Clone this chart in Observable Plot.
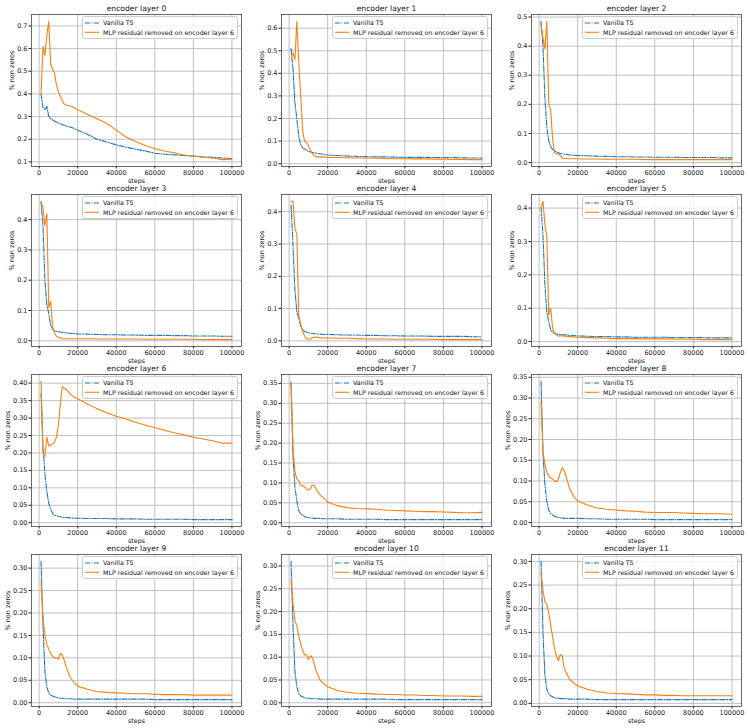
<!DOCTYPE html>
<html>
<head>
<meta charset="utf-8">
<script src="https://cdn.jsdelivr.net/npm/d3@7"></script>
<script src="https://cdn.jsdelivr.net/npm/@observablehq/plot@0.6"></script>
<style>
  body { margin: 0; background: white; }
  #root { position: relative; width: 748px; height: 728px; background: white; overflow: hidden; font-family: "DejaVu Sans", sans-serif; }
  .panel { position: absolute; width: 250px; height: 190px; }
  .panel svg.plot-svg { position: absolute; left: 0; top: 0; }
  .legend { position: absolute; left: 82px; top: 16px; }
</style>
</head>
<body>
<div id="root"></div>
<script>
// ---- data ----
const steps = [1000,2000,3000,4000,5000,6000,7000,8000,9000,10000,11000,12000,13000,14000,16000,18000,20000,25000,30000,35000,40000,45000,50000,55000,60000,65000,70000,75000,80000,85000,90000,95000,100000];

const seriesNames = ["Vanilla T5", "MLP residual removed on encoder layer 6"];
const layerTitles = ["encoder layer 0","encoder layer 1","encoder layer 2","encoder layer 3","encoder layer 4","encoder layer 5","encoder layer 6","encoder layer 7","encoder layer 8","encoder layer 9","encoder layer 10","encoder layer 11"];

const vanilla0 = [0.40,0.34,0.33,0.345,0.30,0.29,0.285,0.28,0.275,0.272,0.268,0.265,0.262,0.258,0.254,0.248,0.24,0.222,0.20,0.188,0.175,0.165,0.156,0.148,0.138,0.134,0.131,0.128,0.126,0.122,0.12,0.117,0.115];
const mlp0     = [0.40,0.61,0.57,0.66,0.72,0.53,0.51,0.49,0.44,0.41,0.39,0.37,0.355,0.35,0.348,0.34,0.33,0.31,0.29,0.27,0.24,0.21,0.19,0.172,0.158,0.148,0.14,0.13,0.125,0.12,0.117,0.11,0.112];
const vanilla1 = [0.51,0.42,0.27,0.2,0.12,0.085,0.07,0.065,0.06,0.055,0.052,0.05,0.048,0.046,0.044,0.041,0.038,0.036,0.034,0.032,0.031,0.03,0.03,0.029,0.028,0.028,0.028,0.027,0.027,0.027,0.026,0.025,0.025];
const mlp1     = [0.47,0.49,0.46,0.63,0.45,0.3,0.15,0.10,0.095,0.08,0.06,0.045,0.035,0.03,0.03,0.029,0.028,0.027,0.026,0.025,0.025,0.024,0.023,0.022,0.022,0.021,0.021,0.02,0.02,0.019,0.019,0.018,0.018];
const vanilla2 = [0.485,0.4,0.22,0.12,0.075,0.055,0.045,0.04,0.036,0.033,0.031,0.03,0.029,0.028,0.026,0.025,0.024,0.023,0.022,0.021,0.02,0.02,0.019,0.019,0.018,0.018,0.018,0.017,0.017,0.017,0.017,0.016,0.016];
const mlp2     = [0.47,0.43,0.39,0.485,0.2,0.18,0.08,0.035,0.03,0.03,0.025,0.015,0.014,0.014,0.013,0.013,0.013,0.012,0.012,0.011,0.011,0.011,0.011,0.01,0.01,0.01,0.01,0.01,0.01,0.01,0.01,0.01,0.01];
const vanilla3 = [0.46,0.38,0.2,0.12,0.09,0.05,0.04,0.033,0.031,0.03,0.029,0.028,0.027,0.026,0.025,0.024,0.023,0.022,0.021,0.02,0.02,0.019,0.019,0.018,0.018,0.018,0.017,0.017,0.016,0.016,0.016,0.015,0.015];
const mlp3     = [0.455,0.44,0.38,0.42,0.11,0.13,0.045,0.025,0.015,0.012,0.01,0.007,0.007,0.007,0.007,0.007,0.007,0.007,0.006,0.006,0.006,0.006,0.006,0.005,0.005,0.005,0.005,0.005,0.005,0.004,0.004,0.004,0.004];
const vanilla4 = [0.42,0.3,0.16,0.09,0.07,0.045,0.035,0.03,0.027,0.025,0.024,0.023,0.022,0.022,0.021,0.02,0.02,0.019,0.018,0.018,0.017,0.017,0.016,0.016,0.015,0.015,0.015,0.014,0.014,0.014,0.014,0.013,0.013];
const mlp4     = [0.432,0.432,0.35,0.33,0.08,0.05,0.03,0.015,0.007,0.005,0.006,0.01,0.011,0.012,0.01,0.009,0.009,0.008,0.008,0.007,0.006,0.006,0.006,0.005,0.005,0.005,0.005,0.005,0.004,0.004,0.004,0.004,0.004];
const vanilla5 = [0.40,0.32,0.17,0.09,0.06,0.035,0.028,0.025,0.023,0.022,0.021,0.021,0.02,0.02,0.019,0.018,0.017,0.016,0.015,0.015,0.014,0.014,0.013,0.013,0.013,0.013,0.012,0.012,0.012,0.012,0.011,0.011,0.011];
const mlp5     = [0.40,0.42,0.35,0.315,0.08,0.1,0.04,0.025,0.02,0.016,0.018,0.017,0.016,0.016,0.015,0.014,0.013,0.012,0.011,0.01,0.009,0.009,0.009,0.008,0.008,0.008,0.007,0.007,0.007,0.006,0.006,0.006,0.006];
const vanilla6 = [0.37,0.22,0.14,0.09,0.055,0.038,0.027,0.022,0.02,0.018,0.017,0.016,0.015,0.015,0.014,0.013,0.013,0.012,0.012,0.012,0.011,0.011,0.011,0.01,0.01,0.01,0.01,0.01,0.009,0.009,0.009,0.009,0.009];
const mlp6     = [0.405,0.2,0.19,0.245,0.22,0.222,0.226,0.232,0.245,0.28,0.34,0.39,0.385,0.383,0.37,0.36,0.355,0.34,0.327,0.315,0.305,0.297,0.288,0.28,0.272,0.265,0.258,0.252,0.245,0.24,0.235,0.228,0.228];
const vanilla7 = [0.35,0.17,0.09,0.055,0.03,0.022,0.019,0.016,0.014,0.013,0.012,0.012,0.011,0.011,0.011,0.01,0.01,0.01,0.009,0.009,0.009,0.009,0.008,0.008,0.008,0.008,0.008,0.008,0.008,0.008,0.008,0.008,0.008];
const mlp7     = [0.355,0.19,0.13,0.11,0.105,0.095,0.093,0.09,0.085,0.082,0.085,0.095,0.093,0.085,0.07,0.062,0.052,0.043,0.038,0.036,0.035,0.034,0.032,0.031,0.03,0.029,0.028,0.028,0.027,0.026,0.025,0.025,0.026];
const vanilla8 = [0.34,0.17,0.09,0.05,0.03,0.022,0.018,0.015,0.013,0.012,0.011,0.011,0.01,0.01,0.01,0.01,0.01,0.009,0.009,0.008,0.008,0.008,0.008,0.008,0.007,0.007,0.007,0.007,0.007,0.007,0.007,0.007,0.007];
const mlp8     = [0.29,0.17,0.14,0.12,0.112,0.108,0.105,0.1,0.098,0.105,0.12,0.132,0.125,0.11,0.08,0.062,0.052,0.042,0.035,0.032,0.03,0.028,0.027,0.025,0.024,0.024,0.024,0.023,0.022,0.021,0.021,0.021,0.02];
const vanilla9 = [0.315,0.17,0.07,0.035,0.022,0.017,0.015,0.013,0.012,0.011,0.01,0.01,0.01,0.009,0.009,0.008,0.008,0.008,0.008,0.008,0.008,0.008,0.008,0.008,0.007,0.007,0.007,0.007,0.007,0.007,0.007,0.007,0.007];
const mlp9     = [0.27,0.19,0.15,0.13,0.12,0.11,0.103,0.1,0.1,0.097,0.11,0.107,0.095,0.08,0.058,0.045,0.037,0.03,0.025,0.023,0.022,0.021,0.02,0.02,0.019,0.018,0.018,0.018,0.017,0.017,0.017,0.017,0.017];
const vanilla10 = [0.31,0.17,0.07,0.035,0.02,0.015,0.013,0.011,0.01,0.01,0.009,0.009,0.009,0.009,0.008,0.008,0.008,0.008,0.008,0.008,0.008,0.008,0.008,0.007,0.007,0.007,0.007,0.007,0.007,0.007,0.007,0.007,0.007];
const mlp10     = [0.27,0.22,0.18,0.17,0.145,0.13,0.115,0.105,0.105,0.095,0.103,0.1,0.085,0.07,0.05,0.042,0.035,0.027,0.023,0.021,0.02,0.019,0.018,0.018,0.017,0.017,0.016,0.016,0.015,0.015,0.015,0.014,0.014];
const vanilla11 = [0.30,0.15,0.06,0.03,0.02,0.016,0.014,0.012,0.011,0.011,0.01,0.01,0.01,0.01,0.009,0.009,0.009,0.009,0.008,0.008,0.008,0.008,0.008,0.008,0.008,0.008,0.008,0.008,0.008,0.008,0.008,0.008,0.008];
const mlp11     = [0.275,0.24,0.215,0.21,0.19,0.165,0.14,0.115,0.1,0.09,0.103,0.1,0.075,0.065,0.05,0.043,0.037,0.03,0.025,0.022,0.021,0.02,0.019,0.018,0.018,0.017,0.017,0.016,0.016,0.016,0.016,0.016,0.016];

const xTicks = [0, 20000, 40000, 60000, 80000, 100000];
const ticks01to07 = [0.1,0.2,0.3,0.4,0.5,0.6,0.7];
const ticks0to06 = [0,0.1,0.2,0.3,0.4,0.5,0.6];
const ticks0to05 = [0,0.1,0.2,0.3,0.4,0.5];
const ticks0to04 = [0,0.1,0.2,0.3,0.4];
const ticks0to040 = [0,0.05,0.10,0.15,0.20,0.25,0.30,0.35,0.40];
const ticks0to035 = [0,0.05,0.10,0.15,0.20,0.25,0.30,0.35];
const ticks0to030 = [0,0.05,0.10,0.15,0.20,0.25,0.30];

const vanillaByLayer = [vanilla0,vanilla1,vanilla2,vanilla3,vanilla4,vanilla5,vanilla6,vanilla7,vanilla8,vanilla9,vanilla10,vanilla11];
const mlpByLayer = [mlp0,mlp1,mlp2,mlp3,mlp4,mlp5,mlp6,mlp7,mlp8,mlp9,mlp10,mlp11];
const yTicksByLayer = [ticks01to07,ticks0to06,ticks0to05,ticks0to04,ticks0to04,ticks0to04,ticks0to040,ticks0to035,ticks0to035,ticks0to030,ticks0to030,ticks0to030];

// ---- drawing ----
const BLUE = "#1f77b4", ORANGE = "#ff7f0e";
const root = document.getElementById("root");

function legendSVG() {
  const ns = "http://www.w3.org/2000/svg";
  const s = document.createElementNS(ns, "svg");
  s.setAttribute("width", 156); s.setAttribute("height", 23);
  s.setAttribute("class", "legend");
  s.innerHTML = `
    <rect x="0.5" y="0.5" width="155" height="22" rx="2" fill="white" fill-opacity="0.8" stroke="#cccccc" stroke-width="1"/>
    <line x1="3" x2="17" y1="7" y2="7" stroke="${BLUE}" stroke-width="1.1" stroke-dasharray="5,1.5,1,1.5"/>
    <line x1="3" x2="17" y1="16.3" y2="16.3" stroke="${ORANGE}" stroke-width="1.1"/>
    <text x="21" y="7" dy="0.35em" font-family="DejaVu Sans" font-size="6.3" fill="#111">${seriesNames[0]}</text>
    <text x="21" y="16.3" dy="0.35em" font-family="DejaVu Sans" font-size="6.3" fill="#111">${seriesNames[1]}</text>`;
  return s;
}

for (let i = 0; i < 12; i++) {
  const col = i % 3, row = Math.floor(i / 3);
  const v = vanillaByLayer[i], m = mlpByLayer[i];
  const vData = steps.map((s, k) => ({step: s, value: v[k]}));
  const mData = steps.map((s, k) => ({step: s, value: m[k]}));
  const all = v.concat(m);
  const lo = d3.min(all), hi = d3.max(all), pad = (hi - lo) * 0.05;
  const yTicks = yTicksByLayer[i];
  const fine = (yTicks[1] - yTicks[0]) < 0.07;
  const fmt = fine ? d3.format(".2f") : d3.format(".1f");

  const chart = Plot.plot({
    width: 250,
    height: 190,
    marginLeft: 31,
    marginRight: 9,
    marginTop: 14,
    marginBottom: 24,
    style: {background: "transparent", fontFamily: "DejaVu Sans", fontSize: "6.5px", color: "#222", overflow: "visible"},
    x: {domain: [-3950, 104950], ticks: xTicks, tickFormat: d3.format("d"), tickSize: 2.5, tickPadding: 1.5, label: null},
    y: {domain: [lo - pad, hi + pad], ticks: yTicks, tickFormat: fmt, tickSize: 2.5, tickPadding: 1.5, label: null},
    marks: [
      Plot.ruleX(xTicks, {stroke: "#b0b0b0", strokeWidth: 0.8}),
      Plot.ruleY(yTicks, {stroke: "#b0b0b0", strokeWidth: 0.8}),
      Plot.line(vData, {x: "step", y: "value", stroke: BLUE, strokeWidth: 1.1, strokeDasharray: "5,1.5,1,1.5"}),
      Plot.line(mData, {x: "step", y: "value", stroke: ORANGE, strokeWidth: 1.1}),
      Plot.frame({stroke: "#444", strokeWidth: 0.8}),
      Plot.text([layerTitles[i]], {text: d => d, frameAnchor: "top", lineAnchor: "middle", dy: -6, fontSize: 7.6, fill: "#111"}),
      Plot.text(["steps"], {text: d => d, frameAnchor: "bottom", lineAnchor: "middle", dy: 14.5, fontSize: 6.3, fill: "#111"}),
      Plot.text(["% non zeros"], {text: d => d, frameAnchor: "left", lineAnchor: "middle", rotate: -90, dx: fine ? -24 : -20, fontSize: 6.5, fill: "#111"})
    ]
  });
  chart.classList.add("plot-svg");

  const div = document.createElement("div");
  div.className = "panel";
  div.style.left = (col * 250) + "px";
  div.style.top = (row * 180) + "px";
  div.appendChild(chart);
  div.appendChild(legendSVG());
  root.appendChild(div);
}
</script>
</body>
</html>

*Your task*. Find all the lines containing "chart" in the material, then copy them.

*Result below*.
Clone this chart in Observable Plot.
  const chart = Plot.plot({
  chart.classList.add("plot-svg");
  div.appendChild(chart);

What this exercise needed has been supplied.